Back in the (former) USSR

Snow can be nice. If we look past the cold and wet and forget about all the disruption, then I think most people can enjoy a bit of fluffy ice - Even if you don't want to go outside, build snowmen, have snowball fights or slide down a local hill on your favourite bin lid, you can at least look at it and admit that it makes the world look like a postcard... Until it all turns brown or it melts and floods your house - You're allowed to be bored of it then.

I like that really satisfying crunch when you first step into a particularly deep bit of snow, that’s good, unless your foot gets wet.

In Lithuania, during the winter, you have a very good chance of snow, usually between November and February it is a guarantee - 2013 was definitely no exception when our plane tickets took us all the way to Vilnius.

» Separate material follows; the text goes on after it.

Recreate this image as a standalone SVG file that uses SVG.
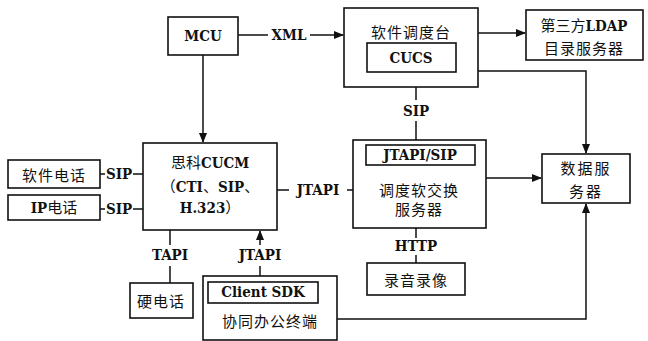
<svg xmlns="http://www.w3.org/2000/svg" width="648" height="341" viewBox="0 0 648 341">
<defs>
<style>
.b{fill:#fff;stroke:#111;stroke-width:1.6}
.l{fill:none;stroke:#111;stroke-width:1.5}
.t{font-family:'DejaVu Serif Condensed','DejaVu Serif',serif;font-stretch:condensed;font-size:15px;font-weight:bold;fill:#111;text-anchor:middle;dominant-baseline:central}
.c{font-family:'Noto Sans CJK SC',sans-serif;font-size:15px;fill:#111;text-anchor:middle;dominant-baseline:central}
.m{font-family:'DejaVu Serif Condensed','DejaVu Serif',serif;font-stretch:condensed;font-size:15px;font-weight:bold;fill:#111;text-anchor:middle}
.cj{font-family:'Noto Sans CJK SC',sans-serif;font-weight:normal;font-size:15px;font-stretch:normal}
</style>
<marker id="a" markerWidth="10" markerHeight="10" refX="9" refY="5" orient="auto" markerUnits="userSpaceOnUse">
<path d="M0,1 L10,5 L0,9 Z" fill="#111"/>
</marker>
</defs>
<rect width="648" height="341" fill="#fff"/>
<g id="connectors">
<path class="l" d="M203,55 V142" marker-end="url(#a)"/>
<path class="l" d="M238,35 H268"/>
<path class="l" d="M310,35 H343" marker-end="url(#a)"/>
<path class="l" d="M478,33 H525" marker-end="url(#a)"/>
<path class="l" d="M478,71 H586 V153" marker-end="url(#a)"/>
<path class="l" d="M416,87 V100 M416,121 V140"/>
<path class="l" d="M277,190 H289 M347,190 H353"/>
<path class="l" d="M486,178 H541" marker-end="url(#a)"/>
<path class="l" d="M416,228 V238 M416,255 V263"/>
<path class="l" d="M337,319 H586 V204" marker-end="url(#a)"/>
<path class="l" d="M170,230 V245 M170,266 V283"/>
<path class="l" d="M260,276 V266"/>
<path class="l" d="M260,245 V231" marker-end="url(#a)"/>
<path class="l" d="M100,174 H105 M133,174 H143 M100,209 H105 M133,209 H143"/>
<text class="t" x="289" y="35">XML</text>
<text class="t" x="416" y="111">SIP</text>
<text class="t" x="318" y="190">JTAPI</text>
<text class="t" x="416" y="246">HTTP</text>
<text class="t" x="170" y="255">TAPI</text>
<text class="t" x="260" y="255">JTAPI</text>
<text class="t" x="119" y="174">SIP</text>
<text class="t" x="119" y="209">SIP</text>
</g>
<g id="mcu">
<rect class="b" x="168" y="17" width="70" height="38"/>
<text class="t" x="203" y="36">MCU</text>
</g>
<g id="dispatch">
<rect class="b" x="344" y="8" width="134" height="79"/>
<text class="c" x="411" y="31" letter-spacing="1">软件调度台</text>
<rect class="b" x="367" y="43" width="89" height="29"/>
<text class="t" x="411" y="58">CUCS</text>
</g>
<g id="ldap">
<rect class="b" x="526" y="10" width="117" height="50"/>
<text class="m" x="584" y="31"><tspan class="cj">第三方</tspan>LDAP</text>
<text class="c" x="584" y="47" letter-spacing="1">目录服务器</text>
</g>
<g id="softswitch">
<rect class="b" x="353" y="140" width="133" height="88"/>
<rect class="b" x="366" y="145" width="109" height="20"/>
<text class="t" x="420" y="155">JTAPI/SIP</text>
<text class="c" x="419" y="189" letter-spacing="1">调度软交换</text>
<text class="c" x="419" y="208" letter-spacing="1">服务器</text>
</g>
<g id="dataserver">
<rect class="b" x="542" y="154" width="88" height="49"/>
<text class="c" x="586" y="167" letter-spacing="2">数据服</text>
<text class="c" x="586" y="190" letter-spacing="2">务器</text>
</g>
<g id="record">
<rect class="b" x="367" y="263" width="98" height="32"/>
<text class="c" x="416" y="279" letter-spacing="1">录音录像</text>
</g>
<g id="cucm">
<rect class="b" x="143" y="143" width="134" height="87"/>
<text class="m" x="210" y="168"><tspan class="cj">思科</tspan>CUCM</text>
<text class="m" x="210" y="192"><tspan class="cj">（</tspan>CTI<tspan class="cj">、</tspan>SIP<tspan class="cj">、</tspan></text>
<text class="m" x="210" y="213">H.323<tspan class="cj">）</tspan></text>
</g>
<g id="softphone">
<rect class="b" x="8" y="160" width="92" height="28"/>
<text class="c" x="54" y="174" letter-spacing="1">软件电话</text>
</g>
<g id="ipphone">
<rect class="b" x="8" y="195" width="92" height="25"/>
<text class="m" x="54" y="213">IP<tspan class="cj">电话</tspan></text>
</g>
<g id="hardphone">
<rect class="b" x="130" y="283" width="63" height="35"/>
<text class="c" x="161" y="300" letter-spacing="1">硬电话</text>
</g>
<g id="collab">
<rect class="b" x="203" y="276" width="134" height="64"/>
<rect class="b" x="208" y="282" width="110" height="21"/>
<text class="t" x="263" y="292">Client SDK</text>
<text class="c" x="270" y="320" letter-spacing="1">协同办公终端</text>
</g>
</svg>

- Infrastructure will be marvelled at in the following paragraph

The first thing you are (ok, I am) likely to
notice is how much everything just keeps on going with all this snow. Back home, I remember a time when it was snowing for a week, no-one could get to work, the roads were unusable and the entire country ground to a halt. Here, it just didn't, nothing stopped, it was just normal, this was just how things were. It probably helps that they have snow for a 3rd of the year, for us its so rare that it just causes the councils to curl up into little council balls and weep their council sized tears... Which does nothing for the subsequent flooding issues.

I wonder if anyone marvels at the way Britain just copes with the near constant rain? Probably not, its not that impressive really... and the fact that we're currently so close to losing Somerset probably doesn't fill the rest of the world with awe.

It was so cold on this holiday, even the trees were wearing jumpers! Temperatures were in the early minuses, but it was pretty manageable as it wasn't windy... Except that one day when there was a street market going on, that one seemed to challenge the stall holders, so I don't think that’s normal weather.

And the crowds gathered to watch the giant man dive into the small pile of snow, secretly hoping that the horse would butt him in first... If I actually looked things up, I wouldn't have to make things up - As good a reason as any to never look anything up.

We could not go to Vilnius without visiting the bust of Frank Zappa, because it is just so odd, he is not from here or has even been here, but they have a statue of him, apparently a group of artists petitioned the government after the fall of communism, presumable just to test how much of a democracy they now had. Apparently enough to get a Frank Zappa bust on a large metal pole.

We were in Lithuania for almost a week, we accidentally stole breakfast, we learnt we liked Lithuanian food and we came home with an ocarina and a set of matryoshka dolls. All in all a successful trip.